AUTHOR=Jehl Frédéric , Degalez Fabien , Bernard Maria , Lecerf Frédéric , Lagoutte Laetitia , Désert Colette , Coulée Manon , Bouchez Olivier , Leroux Sophie , Abasht Behnam , Tixier-Boichard Michèle , Bed’hom Bertrand , Burlot Thierry , Gourichon David , Bardou Philippe , Acloque Hervé , Foissac Sylvain , Djebali Sarah , Giuffra Elisabetta , Zerjal Tatiana , Pitel Frédérique , Klopp Christophe , Lagarrigue Sandrine
TITLE=RNA-Seq Data for Reliable SNP Detection and Genotype Calling: Interest for Coding Variant Characterization and Cis-Regulation Analysis by Allele-Specific Expression in Livestock Species
JOURNAL=Frontiers in Genetics
VOLUME=12
YEAR=2021
URL=https://www.frontiersin.org/journals/genetics/articles/10.3389/fgene.2021.655707
DOI=10.3389/fgene.2021.655707
ISSN=1664-8021
ABSTRACT=
In addition to their common usages to study gene expression, RNA-seq data accumulated over the last 10 years are a yet-unexploited resource of SNPs in numerous individuals from different populations. SNP detection by RNA-seq is particularly interesting for livestock species since whole genome sequencing is expensive and exome sequencing tools are unavailable. These SNPs detected in expressed regions can be used to characterize variants affecting protein functions, and to study cis-regulated genes by analyzing allele-specific expression (ASE) in the tissue of interest. However, gene expression can be highly variable, and filters for SNP detection using the popular GATK toolkit are not yet standardized, making SNP detection and genotype calling by RNA-seq a challenging endeavor.

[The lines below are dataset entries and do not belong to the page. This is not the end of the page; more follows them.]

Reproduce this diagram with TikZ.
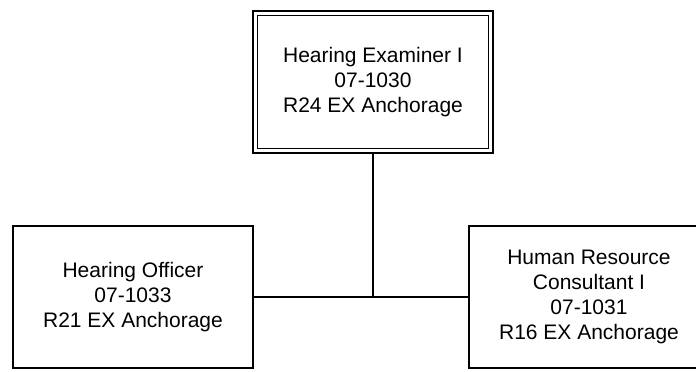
\documentclass[tikz,border=0pt]{standalone}
\usepackage{fontspec}
\setmainfont{Liberation Sans}
\begin{document}
\begin{tikzpicture}[x=0.5pt, y=-0.5pt,
    posbox/.style={draw, line width=0.75pt, outer sep=0pt, inner sep=0pt,
        minimum width=120pt, minimum height=71pt, align=center,
        font=\fontsize{10.5}{12.5}\selectfont},
    link/.style={line width=0.75pt}]
    % Canvas
    \useasboundingbox (0,0) rectangle (696,371);
    \clip (0,0) rectangle (696,371);
    % Supervisor (double frame)
    \node[posbox, line width=1pt] (examiner) at (373,82)
        {Hearing Examiner I\\07-1030\\R24 EX Anchorage};
    \draw[line width=0.6pt] ([shift={(2.25pt,-2.25pt)}]examiner.north west)
        rectangle ([shift={(-2.25pt,2.25pt)}]examiner.south east);
    % Subordinates
    \node[posbox] (officer) at (133,297)
        {Hearing Officer\\07-1033\\R21 EX Anchorage};
    \node[posbox] (consultant) at (589,297)
        {Human Resource\\Consultant I\\07-1031\\R16 EX Anchorage};
    % Connectors
    \draw[link] (examiner.south) -- (examiner.south |- officer.east);
    \draw[link] (officer.east) -- (consultant.west);
\end{tikzpicture}
\end{document}
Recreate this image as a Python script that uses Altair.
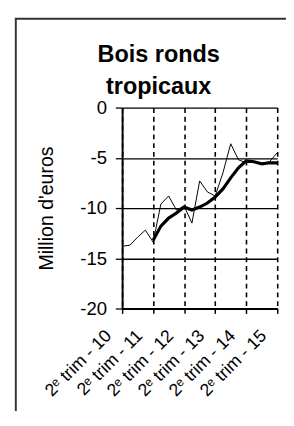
import altair as alt
import pandas as pd

# quarterly index (2e trim 2010 .. 2e trim 2015)
quarter_index = list(range(21))
brut = [-13.8, -13.7, -12.9, -12.2, -13.4, -9.6, -8.8, -10.2, -9.8, -11.5, -7.3,
        -8.4, -8.8, -6.5, -3.6, -5.2, -5.5, -5.4, -5.6, -5.4, -4.5]
moyenne = [None, None, None, None, -13.2, -11.8, -11.0, -10.5, -9.9, -10.2, -9.9,
           -9.5, -8.9, -8.1, -7.0, -6.0, -5.3, -5.4, -5.6, -5.5, -5.5]
tick_positions = [0, 4, 8, 12, 16, 20]
tick_labels = ["2ᵉ trim - 10", "2ᵉ trim - 11", "2ᵉ trim - 12",
               "2ᵉ trim - 13", "2ᵉ trim - 14", "2ᵉ trim - 15"]
y_ticks = [0, -5, -10, -15, -20]
title_lines = ["Bois ronds", "tropicaux"]
y_title = "Million d'euros"

FONT = "Liberation Sans"

df_brut = pd.DataFrame({"q": quarter_index, "v": brut})
df_moy = pd.DataFrame({"q": quarter_index, "v": moyenne}).dropna()

label_expr = "[" + ",".join("'" + t + "'" for t in tick_labels) + "][floor(datum.value / 4)]"

x_enc = alt.X(
    "q:Q",
    scale=alt.Scale(domain=[0, 20], nice=False, zero=False),
    axis=alt.Axis(
        values=tick_positions,
        tickCount=21,
        labelExpr=label_expr,
        labelAngle=-45,
        labelAlign="right",
        labelBaseline="middle",
        labelFontSize=18,
        labelFont=FONT,
        labelColor="black",
        labelPadding=20,
        labelOffset=-14,
        labelOverlap=False,
        labelFlush=False,
        labelBound=False,
        grid=True,
        gridColor="black",
        gridDash=[5, 4],
        gridWidth=1.6,
        domainColor="black",
        domainWidth=2,
        tickColor="black",
        tickSize=5,
        tickWidth=1.5,
        title=None,
    ),
)
y_enc = alt.Y(
    "v:Q",
    scale=alt.Scale(domain=[-20, 0], nice=False),
    axis=alt.Axis(
        values=y_ticks,
        tickCount=21,
        labelExpr="'' + datum.value",
        labelFontSize=19,
        labelFont=FONT,
        labelColor="black",
        labelPadding=9,
        labelOverlap=False,
        grid=True,
        gridColor="black",
        gridWidth=1.3,
        domainColor="black",
        domainWidth=2,
        tickColor="black",
        tickSize=7,
        tickWidth=1.3,
        title=y_title,
        titleFont=FONT,
        titleFontSize=20,
        titleFontWeight="normal",
        titleColor="black",
        titlePadding=24,
    ),
)

thin = alt.Chart(df_brut).mark_line(color="black", strokeWidth=1).encode(x=x_enc, y=y_enc)
thick = alt.Chart(df_moy).mark_line(color="black", strokeWidth=3.2).encode(x="q:Q", y="v:Q")

frame = alt.Chart(alt.Data(values=[{"a": 1}])).mark_rect(
    fillOpacity=0, stroke="#333333", strokeWidth=2
).encode(x=alt.value(-109), x2=alt.value(400), y=alt.value(-91), y2=alt.value(500))

chart = alt.layer(frame, thin, thick).properties(
    width=159,
    height=206,
    title=alt.TitleParams(
        text=title_lines,
        fontSize=24,
        fontWeight="bold",
        font=FONT,
        color="black",
        anchor="middle",
        dx=-42,
        dy=93,
        lineHeight=33,
        offset=10,
    ),
    autosize=alt.AutoSizeParams(type="none"),
    padding={"left": 117, "top": 97, "right": 9, "bottom": 100},
    background="white",
).configure_view(strokeWidth=0)

chart.save("out.html", embed_options={"renderer": "svg", "actions": False})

We compared SNP calling results using GATK suggested filters, on two chicken populations for which both RNA-seq and DNA-seq data were available for the same samples of the same tissue. We showed, in expressed regions, a RNA-seq precision of 91% (SNPs detected by RNA-seq and shared by DNA-seq) and we characterized the remaining 9% of SNPs. We then studied the genotype (GT) obtained by RNA-seq and the impact of two factors (GT call-rate and read number per GT) on the concordance of GT with DNA-seq; we proposed thresholds for them leading to a 95% concordance. Applying these thresholds to 767 multi-tissue RNA-seq of 382 birds of 11 chicken populations, we found 9.5 M SNPs in total, of which ∼550,000 SNPs per tissue and population with a reliable GT (call rate ≥ 50%) and among them, ∼340,000 with a MAF ≥ 10%. We showed that such RNA-seq data from one tissue can be used to (i) detect SNPs with a strong predicted impact on proteins, despite their scarcity in each population (16,307 SIFT deleterious missenses and 590 stop-gained), (ii) study, on a large scale, cis-regulations of gene expression, with ∼81% of protein-coding and 68% of long non-coding genes (TPM ≥ 1) that can be analyzed for ASE, and with ∼29% of them that were cis-regulated, and (iii) analyze population genetic using such SNPs located in expressed regions. This work shows that RNA-seq data can be used with good confidence to detect SNPs and associated GT within various populations and used them for different analyses as GTEx studies.